Malling list fun!
I host a small collection of domains on my public web server, doing the usual run of the mill things like webhosting, mail pickup, and mailing lists. These things usually run without complaint, but occasionally something bizarre happens.
Like today. One of the mailing lists I host kept having mail bounce to one particular yahoo user, typically with the complaint that my server was trying to relay mail through yahoo to an, um, yahoo user. Other yahoo users were not having this trouble, so I kept blowing off the complaints as "it's yahoo's fault, not mine". But eventually the complaints got to the point where I had to do some investigation, and discovered, to my intense amusement, that the stupid mail server that yahoo uses doesn't know how to parse domain names, so mail addressed to luser@yahoo.com is delivered, but mail addressed to luser@yahoo.com. is not.

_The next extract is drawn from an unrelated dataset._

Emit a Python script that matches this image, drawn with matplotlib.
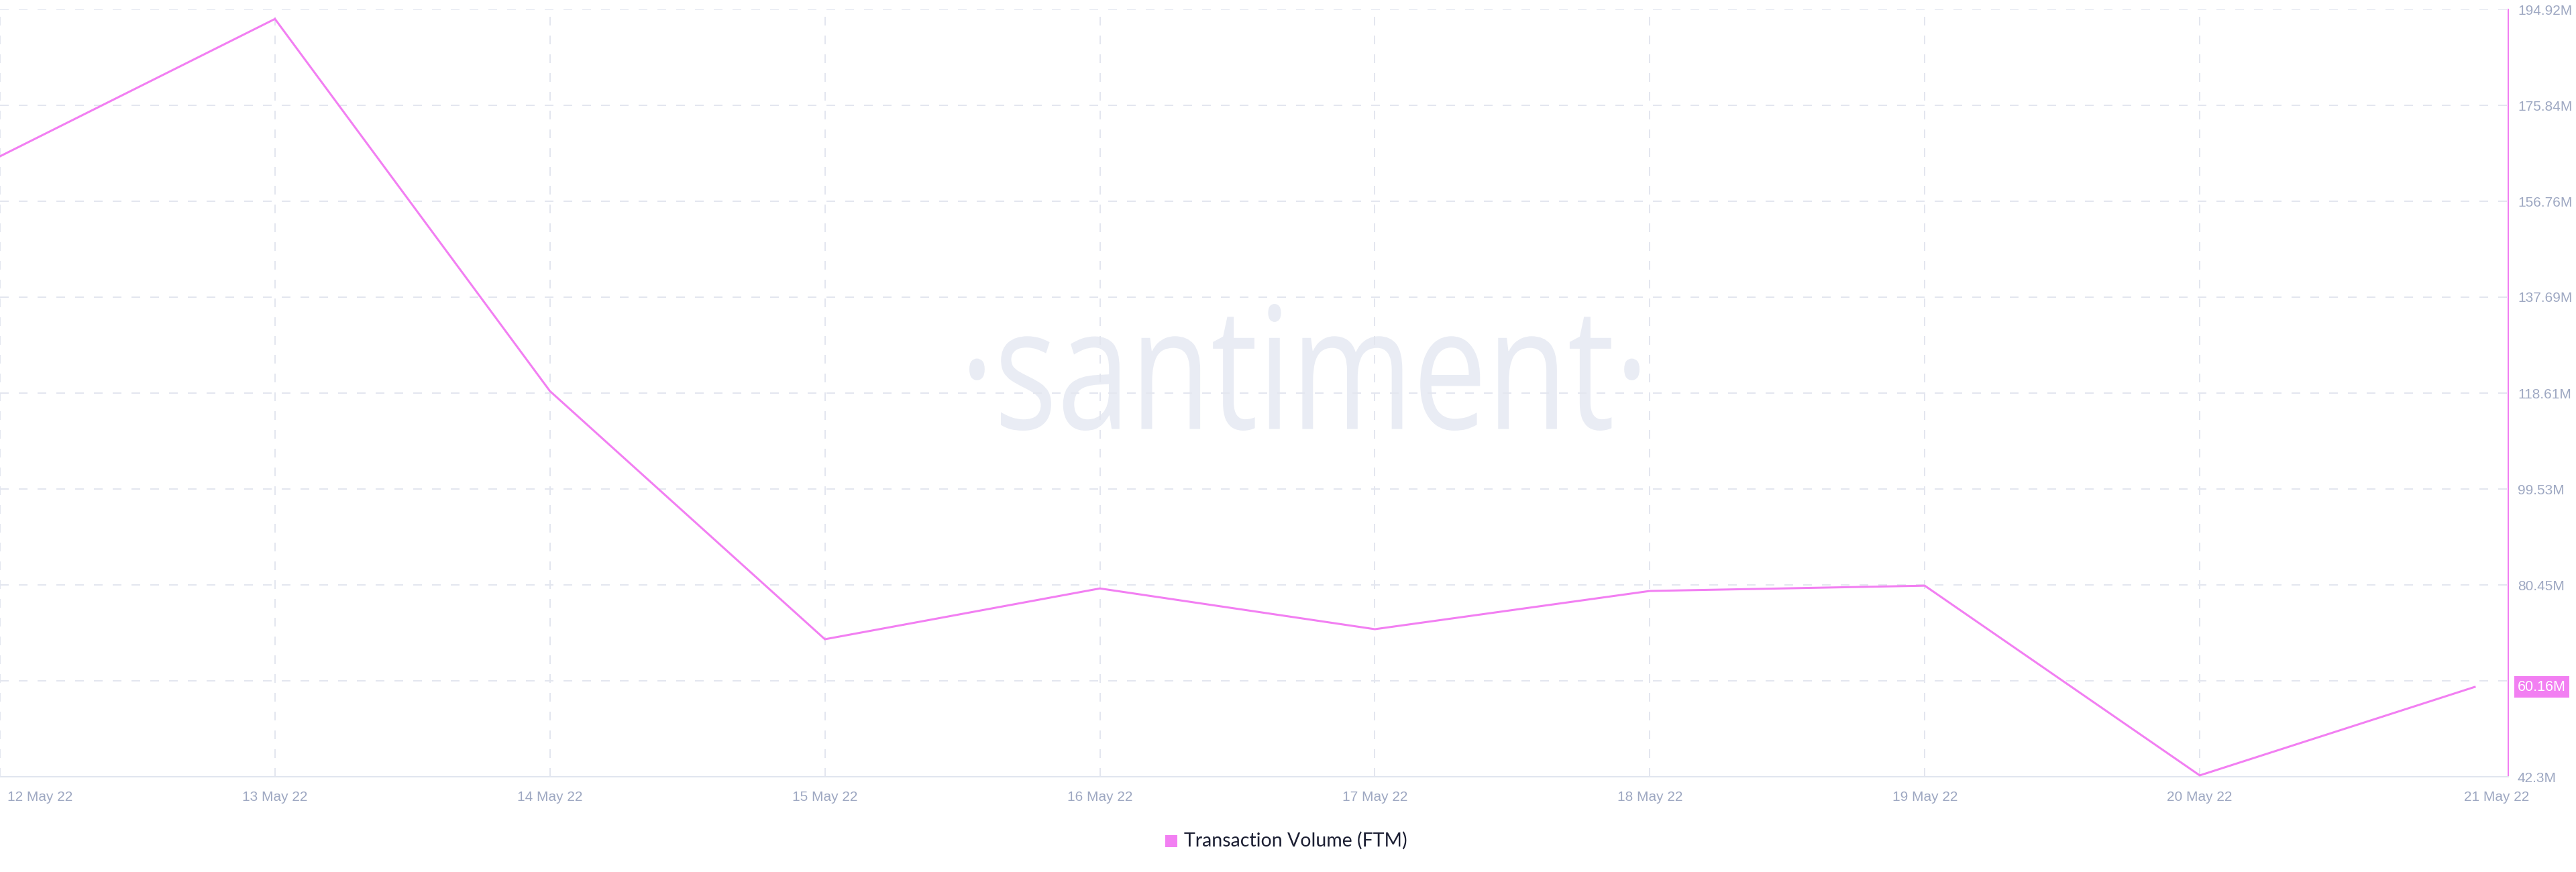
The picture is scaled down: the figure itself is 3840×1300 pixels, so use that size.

Yahoo.com and yahoo.com. are, as far as the dns is concerned, the same site. And so any mail server will cheerfully relay the mail off to one of the mxes. Mail servers like Postoffice won't even rewrite the outgoing mail headers, because they (foolishly?) believe that if a site is going to advertise itself in dns, it will accept mail addressed to it no matter whether the domain is typed in UPPERCASE or has a period at the end. So it doesn't seem like rocket science to accept mail that comes into the mail server if the domain is UPPERCASE or has a period at the end.
But this is yahoo, an organization that has an abuse desk that uses the Evil Party playbook when dealing with spam; there are large swaths of the yahoo IP space that I don't accept mail from any more because when I forward a piece of spam to their "abuse" desk, complete with circles and arrows and a paragraph on the back pointing out that the spam came from their address space, their reaction is "golly, it's horrible that you've got spam, but something.something.yahoo.com doesn't belong to us."
So they've got mail servers that won't accept mail addressed to valid users in their domain? Well, yeah, that's about par for the course. I'll bet they consider blocking valid domain names as being part of their antispam system, too.